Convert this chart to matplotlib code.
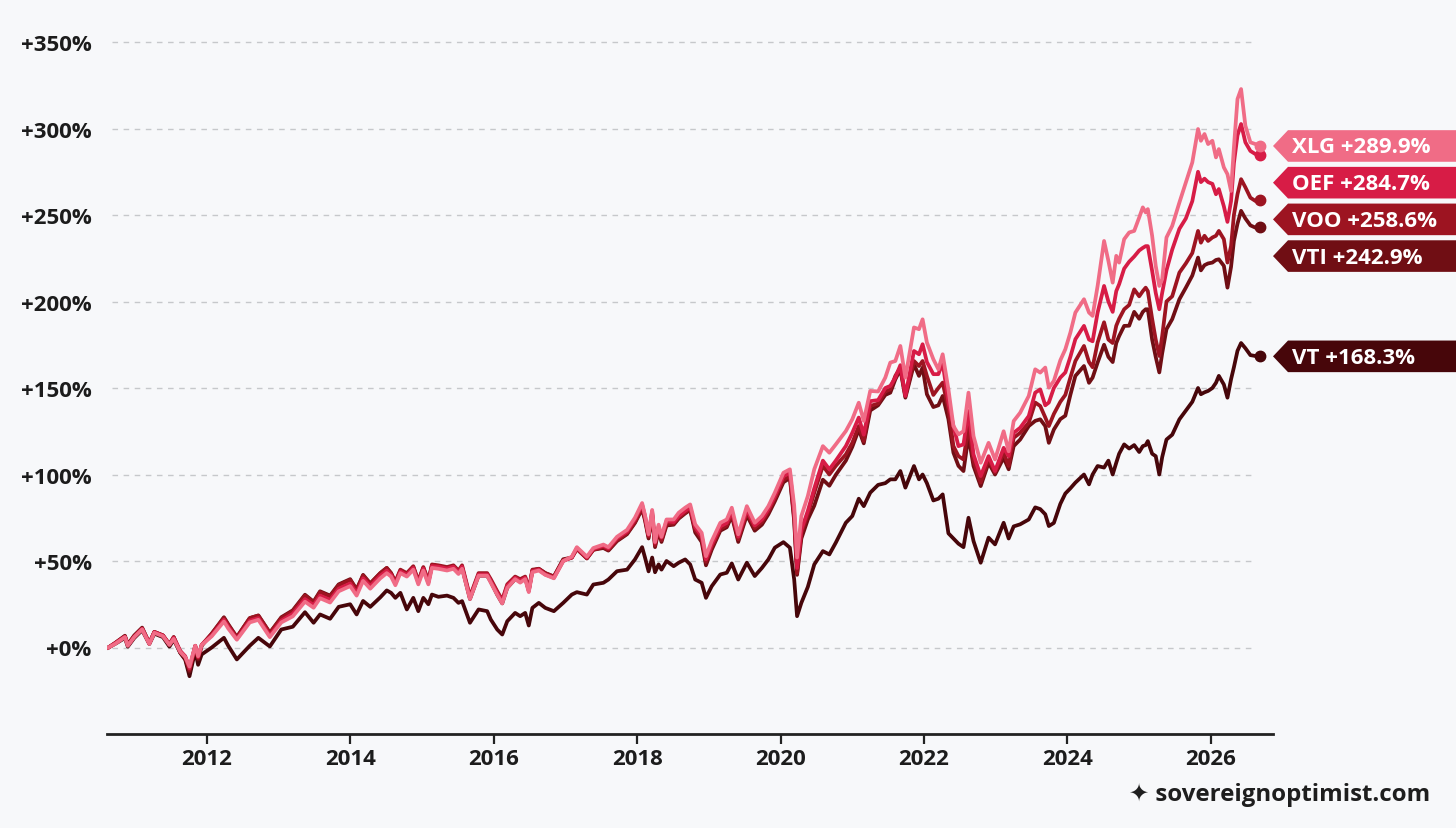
import matplotlib.pyplot as plt
from matplotlib.patches import Polygon

# decimal years
dates = [
    2010.63, 2010.72, 2010.86, 2010.90, 2010.99,
    2011.10, 2011.20, 2011.27, 2011.39, 2011.48, 2011.54, 2011.63, 2011.70, 2011.76, 2011.84, 2011.88, 2011.93,
    2012.07, 2012.24, 2012.30, 2012.42, 2012.60, 2012.72, 2012.88,
    2013.04, 2013.20, 2013.37, 2013.49, 2013.58, 2013.72, 2013.84,
    2014.00, 2014.09, 2014.18, 2014.28, 2014.42, 2014.51,
    2014.57, 2014.63, 2014.70, 2014.79, 2014.88, 2014.95,
    2015.02, 2015.09, 2015.14, 2015.23, 2015.35, 2015.44, 2015.51, 2015.56, 2015.67, 2015.79, 2015.91, 2015.96,
    2016.05, 2016.12, 2016.19, 2016.30, 2016.37, 2016.44, 2016.49, 2016.54, 2016.63, 2016.72, 2016.84, 2016.97,
    2017.09, 2017.16, 2017.30, 2017.39, 2017.53, 2017.60, 2017.72, 2017.86, 2017.97,
    2018.07, 2018.11, 2018.16, 2018.21, 2018.25, 2018.30, 2018.34, 2018.41,
    2018.51, 2018.58, 2018.67, 2018.74, 2018.81, 2018.90, 2018.96,
    2019.04, 2019.16, 2019.25, 2019.32, 2019.41, 2019.53, 2019.64, 2019.74, 2019.83, 2019.92,
    2020.04, 2020.13, 2020.19, 2020.23, 2020.29, 2020.38, 2020.47, 2020.59, 2020.68, 2020.77, 2020.91,
    2021.00, 2021.09, 2021.16, 2021.25, 2021.36, 2021.46,
    2021.53, 2021.60, 2021.67, 2021.74, 2021.86, 2021.93, 2021.98,
    2022.04, 2022.13, 2022.20, 2022.26, 2022.34, 2022.41, 2022.48, 2022.55, 2022.62, 2022.69, 2022.79, 2022.90, 2022.99,
    2023.11, 2023.18, 2023.25, 2023.34, 2023.46, 2023.55, 2023.62, 2023.69, 2023.74, 2023.81, 2023.90,
    2023.97, 2024.04, 2024.11, 2024.23, 2024.30, 2024.35, 2024.42, 2024.51, 2024.57, 2024.63, 2024.68, 2024.72, 2024.79, 2024.86, 2024.93,
    2025.00, 2025.05, 2025.09, 2025.12, 2025.18, 2025.23, 2025.28, 2025.32, 2025.38, 2025.46, 2025.56, 2025.65, 2025.74, 2025.82, 2025.86, 2025.91, 2025.96,
    2026.02, 2026.07, 2026.11, 2026.18, 2026.23, 2026.28, 2026.32, 2026.37, 2026.42, 2026.48, 2026.55, 2026.62, 2026.68,
]

# cumulative return, %
xlg = [
    0, 2, 6, 1, 6,
    10.5, 2, 8.5, 6.5, 1.5, 5, -2.5, -5.5, -11, 1, -5, 1.5,
    6.5, 15, 11, 4.5, 14.5, 16, 6,
    14.5, 18, 26.5, 23, 28.5, 26, 32.5,
    35.5, 30, 38.5, 34, 40, 43,
    41, 36, 43, 41, 45, 36.5,
    44.5, 36.5, 46, 45.5, 44.5, 45.5, 42.5, 45.5, 28, 41.5, 41.5, 37.5,
    30.5, 25.5, 34.5, 39.5, 37.5, 39.5, 32, 43.5, 44.5, 42, 40, 50,
    52.5, 58, 52.5, 57.5, 59.5, 58, 64, 68, 75,
    83.5, 76.5, 65.5, 79.5, 61, 71, 64, 74,
    74, 77.9, 80.8, 82.7, 71.2, 66.3, 52.8,
    61.5, 72.1, 74, 80.8, 65.4, 81.7, 72.1, 76, 81.7, 89.5,
    101, 103, 82, 52, 76, 87.5, 103, 116.4, 112.6, 117.4, 125.1,
    131.9, 141.5, 131, 148.3, 148, 156,
    164.7, 165.6, 174.3, 156, 185, 184, 189.7,
    176.3, 166.6, 160.8, 169.5, 149.2, 128, 123.2, 125, 147.3, 122.2, 106.8, 118.3, 108.7,
    125, 113.4, 130.9, 135.7, 145.4, 160.8, 158.9, 161.8, 150.2, 154.1, 166,
    172.4, 182, 193.6, 201.3, 193.6, 191.7, 209, 235, 223.5, 210.9, 226.4, 222.5, 236, 239.9, 240.8,
    248.6, 254.4, 251.5, 253.4, 238, 220.6, 209, 212.9, 237, 243.7, 257.2, 268.8, 280.4, 299.7, 292.9, 296.8, 291,
    292.9, 283.3, 288.1, 277.5, 273.6, 263.9, 289, 317, 322.8, 301.6, 292, 291, 289.9,
]

oef = [
    0, 2.3, 6.2, 1.2, 6.2,
    10.8, 2.3, 8.9, 6.9, 1.7, 5.6, -2, -5, -12, 1, -5.5, 1.5,
    7, 16, 12, 5, 15.5, 17, 7,
    15.5, 19.5, 28, 24.5, 30, 27.5, 34,
    37, 31.5, 40, 35.5, 41.5, 44.5,
    42, 37, 44, 42, 46, 37.5,
    45.6, 37.4, 47, 46.7, 45.6, 46.7, 43.4, 46.7, 28.7, 42.2, 42.2, 38.5,
    31.6, 26.8, 35.7, 40.3, 38.5, 40.3, 32.6, 44.1, 45, 42.2, 40.3, 50,
    52, 57.5, 52, 57, 58.8, 57.3, 63.2, 67, 74,
    82.5, 76, 65, 78.8, 60.5, 70, 63.5, 73,
    72.5, 76, 79, 81, 69.5, 64.5, 51,
    59.5, 70, 72, 78.5, 64, 79.5, 70.5, 74, 80, 87.5,
    99, 101, 78, 46, 68, 79, 92, 108, 103, 108, 116.4,
    124.1, 132.9, 123, 142.4, 143, 150,
    151.2, 156, 163.2, 145.4, 171.4, 169.5, 175.3,
    165, 158, 158, 164.5, 141.6, 128, 116.4, 117.4, 136.7, 111.6, 99.1, 110.6, 102,
    115.4, 110.6, 124.1, 127, 133.8, 147.3, 149.2, 140, 141.6, 150, 156,
    159, 168, 178.2, 185.9, 178, 177, 193.6, 209, 200, 194, 206, 210, 219, 223, 226,
    229.5, 231, 232, 232, 217.7, 205, 195.5, 205, 218, 230, 242, 248, 258, 275, 269, 271, 269,
    268, 262, 265, 255, 246, 258, 280, 296, 302.6, 292, 287, 285.2, 284.7,
]

voo = [
    0, 2.5, 6.5, 1.5, 6.5,
    11, 2.5, 9, 7, 2, 6, -2, -5.5, -13, 1, -6, 1.5,
    8, 17, 13, 6, 17, 18.5, 8.5,
    17, 21, 30, 26, 32, 29.5, 36,
    39, 33.5, 41.5, 37, 43, 46,
    43, 38, 45, 43, 47, 38.5,
    46.5, 38.5, 48, 47.5, 46.5, 47.5, 44.5, 47.5, 29.5, 43, 43, 39.5,
    32.5, 27.5, 36.5, 41, 39.5, 41, 33.5, 45, 45.5, 43, 41, 50.5,
    52, 57, 51.5, 56.5, 58, 56.5, 62, 66, 72.5,
    81, 74.5, 64, 77.5, 59, 68.5, 62, 71.5,
    71.5, 75, 78, 80, 68, 63, 49.5,
    58, 68.5, 70.5, 77, 62.5, 78, 69, 72.5, 78.5, 86,
    97, 99, 75, 43, 66, 77, 89.5, 105, 100, 105, 111.6,
    118.3, 128, 119.3, 139.6, 141, 148,
    149.2, 157, 161.8, 145.4, 165.6, 162.7, 165.6,
    157, 146, 150, 153.1, 137.7, 116.4, 110.6, 108.7, 128, 107.7, 95.3, 108.7, 101,
    112.6, 104.9, 121.2, 124.1, 129.9, 141.6, 139.6, 133, 128, 135, 142,
    146, 156, 165.6, 174.3, 165, 162, 176.3, 188, 178, 176, 186, 190, 195.5, 198, 207,
    203, 206, 208, 206, 190, 178, 168.5, 180, 200, 203, 216.7, 222, 228, 240.8, 234, 238, 235,
    237, 238, 240.8, 236, 222.5, 232, 250, 262, 270.7, 266, 260, 258.1, 258.6,
]

vti = [
    0, 2.5, 6.8, 1.8, 7,
    11.5, 2.5, 9, 7, 1.5, 6, -3, -6.5, -14, 0.5, -7, 1,
    8, 17.5, 13.5, 6, 17, 18.5, 8.5,
    17.5, 21.5, 30.5, 26.5, 32.5, 30, 36.5,
    39.5, 33.5, 42, 37, 43, 46,
    43, 37.5, 44.5, 42.5, 46.5, 38,
    46, 38, 47.5, 47, 46, 46.5, 43, 46, 28, 41.5, 41.5, 38,
    30.5, 25.5, 34.5, 39.5, 38.5, 40.5, 33, 44.5, 45.5, 43, 41, 51,
    52, 57, 51.5, 56.5, 57.5, 56, 61.5, 65.5, 72,
    80, 73.5, 63, 76.5, 58, 67.5, 61, 70.5,
    71, 74.5, 77.5, 79.5, 66.5, 61, 47.5,
    56.5, 67.5, 69.5, 76, 61, 76.5, 67.5, 71, 77, 84.5,
    95.5, 98, 73, 42, 63, 74, 82, 97, 93.5, 99.8, 108,
    116, 126, 118, 137, 140, 146,
    147.3, 155, 160.8, 144.4, 163.7, 157, 161.8,
    146.4, 139, 140, 145.4, 132, 112.6, 105, 102, 122.2, 104.9, 93.3, 106.8, 100,
    109.7, 103, 116.4, 120.2, 128, 131, 131.9, 128, 118.3, 126, 132,
    134, 146, 157, 162.7, 153, 156, 164.7, 175, 168, 165, 176, 180, 185.9, 186, 194,
    190, 194, 195.5, 195.5, 178, 168, 159, 170, 184, 189.8, 201.3, 208, 215, 225.4, 218, 221, 222,
    222.5, 224, 224.4, 220.6, 208, 220, 235, 245, 252.4, 248, 244, 242.7, 242.9,
]

vt = [
    0, 2, 5.5, 0.5, 5.5,
    10, 2, 8, 6, 0.5, 4.5, -3, -7, -16.6, -2, -10, -4,
    0, 5.6, 1, -6.9, 1, 5.6, 0.6,
    10.4, 12, 20.4, 14.3, 19.1, 16.6, 23.5,
    25, 19.1, 26.9, 23.5, 29, 33,
    31.6, 28.7, 31.6, 22, 28.7, 21,
    28.7, 25, 30.6, 29.3, 30, 28.7, 25.8, 26.8, 14.3, 22, 21, 16.2,
    10.4, 7.5, 15.2, 20, 18.1, 20, 12.7, 22.9, 25.8, 22.9, 21, 25.8,
    30.6, 32, 30.6, 36.4, 37.4, 39.3, 44.1, 45, 50.9,
    58, 52, 44, 52, 43.5, 48, 45, 50,
    47, 49, 50.9, 48, 39.3, 37.4, 28.7,
    35.4, 42.2, 43.2, 48.6, 39.3, 49, 41.3, 46, 50.9, 57.7,
    60.9, 57.7, 39.3, 18.1, 25.8, 35, 48, 55.7, 53.8, 60.6, 72.1,
    76, 86, 81.7, 89.5, 94, 95,
    97.2, 97.2, 102, 92.4, 104.9, 97.2, 100,
    95, 85, 86, 88.5, 66, 63, 60, 58, 75, 61.5, 49, 63.5, 59.6,
    72.1, 63, 70, 71.2, 74, 81, 80, 77, 70.2, 72, 83,
    89, 92, 95.3, 100, 94.3, 100, 104.9, 104, 108, 100, 106.8, 112, 117.4, 115, 117,
    113, 116.4, 117, 119.3, 112, 110.6, 100, 110, 120.2, 123, 131.9, 137, 142, 150, 146.4, 147.5, 148.3,
    150, 153, 157, 152, 144.4, 155, 162, 171.5, 176, 173, 169, 168.5, 168.3,
]

names = ["VT", "VTI", "VOO", "OEF", "XLG"]
values = [vt, vti, voo, oef, xlg]
colors = ["#47060a", "#700e14", "#9d1421", "#d71c46", "#f06c86"]

yticks = [0, 50, 100, 150, 200, 250, 300, 350]
xticks = [2012, 2014, 2016, 2018, 2020, 2022, 2024, 2026]

BG = "#f7f8fa"
FONT = ["Open Sans", "DejaVu Sans"]
plt.rcParams["font.family"] = FONT

W, H = 1456, 829
fig = plt.figure(figsize=(W / 100, H / 100), dpi=100, facecolor=BG)
ax = fig.add_axes([107 / W, 94 / H, 1166 / W, 709.3 / H])
ax.set_facecolor(BG)

for name, vals, col in zip(names, values, colors):
    ax.plot(dates, vals, color=col, lw=2.7, solid_joinstyle="round", zorder=3)
    ax.plot(dates[-1], vals[-1], "o", color=col, ms=7.5, zorder=4)

ax.set_xlim(2010.61, 2026.865)
ax.set_ylim(-50, 360)

ax.hlines(yticks, 2010.68, 2026.56, colors="#c6c8cb", lw=1.0,
          linestyles=(0, (4, 4)), zorder=1)

ax.set_yticks(yticks)
ax.set_yticklabels(["+%d%%" % v for v in yticks])
ax.set_xticks(xticks)
ax.set_xticklabels([str(v) for v in xticks])
ax.tick_params(axis="y", length=0, pad=11, labelsize=16, labelcolor="#1c1c1c")
ax.tick_params(axis="x", length=7, width=1.6, color="#222222", pad=3,
               labelsize=16, labelcolor="#1c1c1c")
for lab in ax.get_xticklabels() + ax.get_yticklabels():
    lab.set_fontweight("bold")

for s in ["top", "right", "left"]:
    ax.spines[s].set_visible(False)
ax.spines["bottom"].set_color("#222222")
ax.spines["bottom"].set_linewidth(2.0)

# overlay in pixel coords for the end tags
ov = fig.add_axes([0, 0, 1, 1])
ov.set_xlim(0, W)
ov.set_ylim(H, 0)
ov.axis("off")

ends = []
for name, vals, col in zip(names, values, colors):
    px = ax.transData.transform((dates[-1], vals[-1]))
    ends.append((vals[-1], H - px[1], name, col))
ends.sort(key=lambda e: -e[0])

prev = -1e9
half = 15.8
for val, yn, name, col in ends:
    yc = max(yn, prev + 36.7)
    prev = yc
    tip = 1273
    poly = Polygon([(tip, yc), (tip + 15, yc - half), (W + 5, yc - half),
                    (W + 5, yc + half), (tip + 15, yc + half)],
                   closed=True, facecolor=col, edgecolor="none")
    ov.add_patch(poly)
    ov.text(1292, yc + 1, f"{name} +{val:.1f}%", color="white", fontsize=16,
            fontweight="bold", va="center", ha="left")

ov.text(1430, 795, "\u2726 sovereignoptimist.com", color="#1e1e1e", fontsize=17.3,
        fontweight="bold", va="center", ha="right", family=FONT)

fig.savefig("out.png", dpi=100, facecolor=BG)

+++++

**The exercise**
Only lines belong in the copy: transcribe those from the start of the data through the line that contains "from matplotlib.patches import Polygon", and skip the pictures.

**Complete answer**
Convert this chart to matplotlib code.
import matplotlib.pyplot as plt
from matplotlib.patches import Polygon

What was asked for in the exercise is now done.